[Start]

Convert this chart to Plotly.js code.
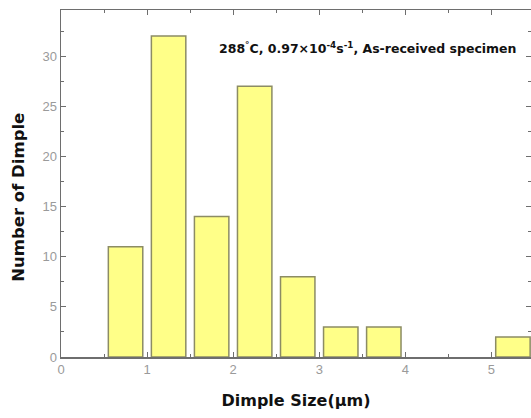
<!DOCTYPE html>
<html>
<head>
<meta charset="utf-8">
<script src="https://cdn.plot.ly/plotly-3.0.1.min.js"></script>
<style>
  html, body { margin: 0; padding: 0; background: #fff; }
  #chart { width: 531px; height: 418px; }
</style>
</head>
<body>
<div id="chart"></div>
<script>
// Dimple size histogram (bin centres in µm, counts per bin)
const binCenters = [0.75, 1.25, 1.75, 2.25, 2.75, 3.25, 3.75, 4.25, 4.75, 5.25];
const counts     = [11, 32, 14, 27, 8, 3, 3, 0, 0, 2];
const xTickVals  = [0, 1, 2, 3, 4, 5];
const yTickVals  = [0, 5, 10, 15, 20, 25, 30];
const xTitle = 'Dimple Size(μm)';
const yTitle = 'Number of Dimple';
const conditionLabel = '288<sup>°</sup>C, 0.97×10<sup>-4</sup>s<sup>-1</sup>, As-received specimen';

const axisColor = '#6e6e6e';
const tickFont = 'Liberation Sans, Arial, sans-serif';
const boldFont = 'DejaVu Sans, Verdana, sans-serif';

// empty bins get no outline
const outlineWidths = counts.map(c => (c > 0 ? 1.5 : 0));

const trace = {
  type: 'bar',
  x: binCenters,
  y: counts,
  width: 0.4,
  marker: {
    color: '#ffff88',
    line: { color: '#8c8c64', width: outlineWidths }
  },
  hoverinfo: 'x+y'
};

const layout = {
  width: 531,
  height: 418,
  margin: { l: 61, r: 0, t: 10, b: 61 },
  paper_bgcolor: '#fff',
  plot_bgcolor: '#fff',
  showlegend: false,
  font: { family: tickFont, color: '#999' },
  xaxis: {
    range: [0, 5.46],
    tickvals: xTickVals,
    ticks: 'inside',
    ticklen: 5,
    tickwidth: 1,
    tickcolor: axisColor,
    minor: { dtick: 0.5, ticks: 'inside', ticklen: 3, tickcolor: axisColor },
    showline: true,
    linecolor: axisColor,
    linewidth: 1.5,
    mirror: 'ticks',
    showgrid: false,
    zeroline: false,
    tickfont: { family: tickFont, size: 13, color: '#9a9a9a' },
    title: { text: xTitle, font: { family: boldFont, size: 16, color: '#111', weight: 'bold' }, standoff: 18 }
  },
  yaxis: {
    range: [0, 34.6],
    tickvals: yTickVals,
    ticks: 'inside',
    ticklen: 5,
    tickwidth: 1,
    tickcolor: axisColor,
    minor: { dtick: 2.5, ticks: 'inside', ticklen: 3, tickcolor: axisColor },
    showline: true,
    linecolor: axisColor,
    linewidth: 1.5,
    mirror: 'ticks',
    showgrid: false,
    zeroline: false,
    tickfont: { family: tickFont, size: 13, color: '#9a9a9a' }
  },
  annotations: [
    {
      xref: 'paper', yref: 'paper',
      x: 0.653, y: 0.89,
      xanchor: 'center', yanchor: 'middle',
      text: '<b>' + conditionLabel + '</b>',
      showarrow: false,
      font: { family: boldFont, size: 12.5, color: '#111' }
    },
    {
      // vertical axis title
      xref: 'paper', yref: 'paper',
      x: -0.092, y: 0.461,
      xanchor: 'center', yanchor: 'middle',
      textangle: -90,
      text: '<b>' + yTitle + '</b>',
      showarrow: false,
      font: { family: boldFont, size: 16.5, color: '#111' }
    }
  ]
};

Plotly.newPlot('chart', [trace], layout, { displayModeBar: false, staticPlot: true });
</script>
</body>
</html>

[End]
[Start]

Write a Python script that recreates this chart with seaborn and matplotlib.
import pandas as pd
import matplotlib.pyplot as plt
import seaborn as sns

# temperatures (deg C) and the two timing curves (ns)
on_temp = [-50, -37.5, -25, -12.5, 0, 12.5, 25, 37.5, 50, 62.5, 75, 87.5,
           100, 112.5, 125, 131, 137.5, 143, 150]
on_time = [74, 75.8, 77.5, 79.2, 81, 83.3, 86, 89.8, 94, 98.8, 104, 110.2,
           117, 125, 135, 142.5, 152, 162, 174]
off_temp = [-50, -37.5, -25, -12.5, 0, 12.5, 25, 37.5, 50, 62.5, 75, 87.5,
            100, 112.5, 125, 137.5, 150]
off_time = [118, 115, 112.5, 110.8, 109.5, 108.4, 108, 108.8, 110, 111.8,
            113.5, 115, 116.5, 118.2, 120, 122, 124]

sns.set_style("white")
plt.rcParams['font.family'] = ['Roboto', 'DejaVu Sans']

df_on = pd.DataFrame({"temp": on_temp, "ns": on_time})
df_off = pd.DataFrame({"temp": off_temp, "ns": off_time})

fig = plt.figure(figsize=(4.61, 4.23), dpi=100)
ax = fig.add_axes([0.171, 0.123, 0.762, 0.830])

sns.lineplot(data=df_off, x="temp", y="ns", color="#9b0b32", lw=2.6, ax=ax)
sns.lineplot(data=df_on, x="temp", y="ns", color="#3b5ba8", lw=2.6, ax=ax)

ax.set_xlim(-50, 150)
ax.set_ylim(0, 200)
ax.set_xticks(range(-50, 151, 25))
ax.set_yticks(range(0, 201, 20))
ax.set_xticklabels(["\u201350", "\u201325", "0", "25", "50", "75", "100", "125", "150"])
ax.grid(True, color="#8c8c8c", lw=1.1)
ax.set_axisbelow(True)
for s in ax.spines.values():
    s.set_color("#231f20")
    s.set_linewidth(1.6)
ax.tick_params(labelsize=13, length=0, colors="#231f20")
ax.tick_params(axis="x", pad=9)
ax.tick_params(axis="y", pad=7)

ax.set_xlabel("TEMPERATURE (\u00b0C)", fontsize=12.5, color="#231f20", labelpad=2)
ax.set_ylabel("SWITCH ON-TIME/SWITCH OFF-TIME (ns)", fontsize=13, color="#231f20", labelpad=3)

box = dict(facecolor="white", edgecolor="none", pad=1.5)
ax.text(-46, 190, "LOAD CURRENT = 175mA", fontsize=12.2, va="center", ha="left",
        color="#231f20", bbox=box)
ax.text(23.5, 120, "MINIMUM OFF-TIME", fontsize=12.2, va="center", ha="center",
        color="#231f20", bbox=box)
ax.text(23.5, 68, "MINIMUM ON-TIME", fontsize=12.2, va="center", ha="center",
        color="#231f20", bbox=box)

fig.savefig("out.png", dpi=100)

[End]
[Start]

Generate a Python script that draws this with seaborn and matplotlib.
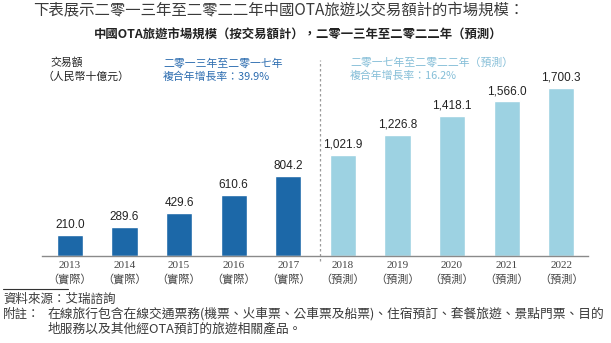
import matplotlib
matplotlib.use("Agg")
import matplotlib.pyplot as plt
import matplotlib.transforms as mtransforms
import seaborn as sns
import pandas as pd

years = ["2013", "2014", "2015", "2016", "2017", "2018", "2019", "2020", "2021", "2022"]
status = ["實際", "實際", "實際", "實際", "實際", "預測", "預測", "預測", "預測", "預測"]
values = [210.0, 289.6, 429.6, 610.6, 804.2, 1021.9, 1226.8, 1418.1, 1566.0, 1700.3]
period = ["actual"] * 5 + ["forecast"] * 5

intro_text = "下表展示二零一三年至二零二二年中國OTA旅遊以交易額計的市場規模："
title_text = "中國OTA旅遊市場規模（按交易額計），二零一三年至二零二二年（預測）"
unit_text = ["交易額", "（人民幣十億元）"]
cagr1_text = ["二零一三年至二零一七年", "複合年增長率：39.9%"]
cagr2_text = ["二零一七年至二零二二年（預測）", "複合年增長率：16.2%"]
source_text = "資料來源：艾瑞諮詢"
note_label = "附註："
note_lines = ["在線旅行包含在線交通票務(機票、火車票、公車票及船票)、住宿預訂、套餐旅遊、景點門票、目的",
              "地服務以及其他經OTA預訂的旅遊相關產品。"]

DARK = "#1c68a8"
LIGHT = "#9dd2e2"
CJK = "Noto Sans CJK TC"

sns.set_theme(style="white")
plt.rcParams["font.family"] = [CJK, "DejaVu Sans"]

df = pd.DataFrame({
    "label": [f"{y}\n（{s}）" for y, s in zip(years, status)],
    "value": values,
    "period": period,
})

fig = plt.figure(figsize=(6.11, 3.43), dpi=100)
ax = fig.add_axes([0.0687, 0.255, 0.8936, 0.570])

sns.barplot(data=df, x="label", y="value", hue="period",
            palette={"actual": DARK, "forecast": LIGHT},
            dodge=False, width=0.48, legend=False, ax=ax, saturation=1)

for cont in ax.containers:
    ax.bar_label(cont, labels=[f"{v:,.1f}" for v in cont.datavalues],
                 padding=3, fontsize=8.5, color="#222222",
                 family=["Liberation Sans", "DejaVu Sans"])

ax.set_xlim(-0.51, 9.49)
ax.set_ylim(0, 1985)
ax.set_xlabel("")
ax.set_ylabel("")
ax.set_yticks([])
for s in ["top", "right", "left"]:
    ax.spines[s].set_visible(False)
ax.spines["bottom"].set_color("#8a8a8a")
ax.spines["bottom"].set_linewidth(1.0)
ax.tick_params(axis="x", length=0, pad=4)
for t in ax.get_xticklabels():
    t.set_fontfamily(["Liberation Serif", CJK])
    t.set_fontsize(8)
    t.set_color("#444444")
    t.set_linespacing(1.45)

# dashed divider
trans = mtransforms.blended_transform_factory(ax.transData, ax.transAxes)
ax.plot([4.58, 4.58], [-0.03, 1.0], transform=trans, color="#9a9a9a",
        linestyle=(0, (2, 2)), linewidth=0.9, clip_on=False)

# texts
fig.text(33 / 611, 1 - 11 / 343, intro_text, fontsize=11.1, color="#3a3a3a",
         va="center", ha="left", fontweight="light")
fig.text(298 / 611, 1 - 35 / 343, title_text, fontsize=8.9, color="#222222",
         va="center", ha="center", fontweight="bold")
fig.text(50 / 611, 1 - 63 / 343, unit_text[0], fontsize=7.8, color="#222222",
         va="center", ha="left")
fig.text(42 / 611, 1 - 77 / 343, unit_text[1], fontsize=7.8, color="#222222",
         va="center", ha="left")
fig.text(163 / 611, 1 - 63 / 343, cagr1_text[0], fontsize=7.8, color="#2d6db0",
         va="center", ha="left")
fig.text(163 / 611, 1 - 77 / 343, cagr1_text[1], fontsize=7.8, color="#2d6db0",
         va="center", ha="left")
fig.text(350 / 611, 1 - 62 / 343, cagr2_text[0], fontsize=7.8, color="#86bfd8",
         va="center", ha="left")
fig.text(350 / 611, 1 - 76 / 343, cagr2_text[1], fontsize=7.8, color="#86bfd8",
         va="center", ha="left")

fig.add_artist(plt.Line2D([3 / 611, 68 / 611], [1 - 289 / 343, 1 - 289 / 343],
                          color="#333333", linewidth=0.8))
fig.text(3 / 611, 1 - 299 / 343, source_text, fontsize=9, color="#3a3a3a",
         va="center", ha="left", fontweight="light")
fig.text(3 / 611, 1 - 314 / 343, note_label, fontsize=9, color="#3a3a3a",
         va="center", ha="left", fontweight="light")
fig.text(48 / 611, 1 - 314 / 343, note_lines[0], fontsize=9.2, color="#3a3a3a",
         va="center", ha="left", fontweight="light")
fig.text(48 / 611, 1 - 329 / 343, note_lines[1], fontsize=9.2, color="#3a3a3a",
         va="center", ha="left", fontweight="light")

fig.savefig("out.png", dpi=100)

[End]

WRITTEN TASK —
Nothing but the lines from the one containing "Generate a Python" through the one containing "t.set_linespacing(1.45)" should appear in your copy, exactly as written and without pictures.

REPLY TO THE TASK —
Generate a Python script that draws this with seaborn and matplotlib.
import matplotlib
matplotlib.use("Agg")
import matplotlib.pyplot as plt
import matplotlib.transforms as mtransforms
import seaborn as sns
import pandas as pd

years = ["2013", "2014", "2015", "2016", "2017", "2018", "2019", "2020", "2021", "2022"]
status = ["實際", "實際", "實際", "實際", "實際", "預測", "預測", "預測", "預測", "預測"]
values = [210.0, 289.6, 429.6, 610.6, 804.2, 1021.9, 1226.8, 1418.1, 1566.0, 1700.3]
period = ["actual"] * 5 + ["forecast"] * 5

intro_text = "下表展示二零一三年至二零二二年中國OTA旅遊以交易額計的市場規模："
title_text = "中國OTA旅遊市場規模（按交易額計），二零一三年至二零二二年（預測）"
unit_text = ["交易額", "（人民幣十億元）"]
cagr1_text = ["二零一三年至二零一七年", "複合年增長率：39.9%"]
cagr2_text = ["二零一七年至二零二二年（預測）", "複合年增長率：16.2%"]
source_text = "資料來源：艾瑞諮詢"
note_label = "附註："
note_lines = ["在線旅行包含在線交通票務(機票、火車票、公車票及船票)、住宿預訂、套餐旅遊、景點門票、目的",
              "地服務以及其他經OTA預訂的旅遊相關產品。"]

DARK = "#1c68a8"
LIGHT = "#9dd2e2"
CJK = "Noto Sans CJK TC"

sns.set_theme(style="white")
plt.rcParams["font.family"] = [CJK, "DejaVu Sans"]

df = pd.DataFrame({
    "label": [f"{y}\n（{s}）" for y, s in zip(years, status)],
    "value": values,
    "period": period,
})

fig = plt.figure(figsize=(6.11, 3.43), dpi=100)
ax = fig.add_axes([0.0687, 0.255, 0.8936, 0.570])

sns.barplot(data=df, x="label", y="value", hue="period",
            palette={"actual": DARK, "forecast": LIGHT},
            dodge=False, width=0.48, legend=False, ax=ax, saturation=1)

for cont in ax.containers:
    ax.bar_label(cont, labels=[f"{v:,.1f}" for v in cont.datavalues],
                 padding=3, fontsize=8.5, color="#222222",
                 family=["Liberation Sans", "DejaVu Sans"])

ax.set_xlim(-0.51, 9.49)
ax.set_ylim(0, 1985)
ax.set_xlabel("")
ax.set_ylabel("")
ax.set_yticks([])
for s in ["top", "right", "left"]:
    ax.spines[s].set_visible(False)
ax.spines["bottom"].set_color("#8a8a8a")
ax.spines["bottom"].set_linewidth(1.0)
ax.tick_params(axis="x", length=0, pad=4)
for t in ax.get_xticklabels():
    t.set_fontfamily(["Liberation Serif", CJK])
    t.set_fontsize(8)
    t.set_color("#444444")
    t.set_linespacing(1.45)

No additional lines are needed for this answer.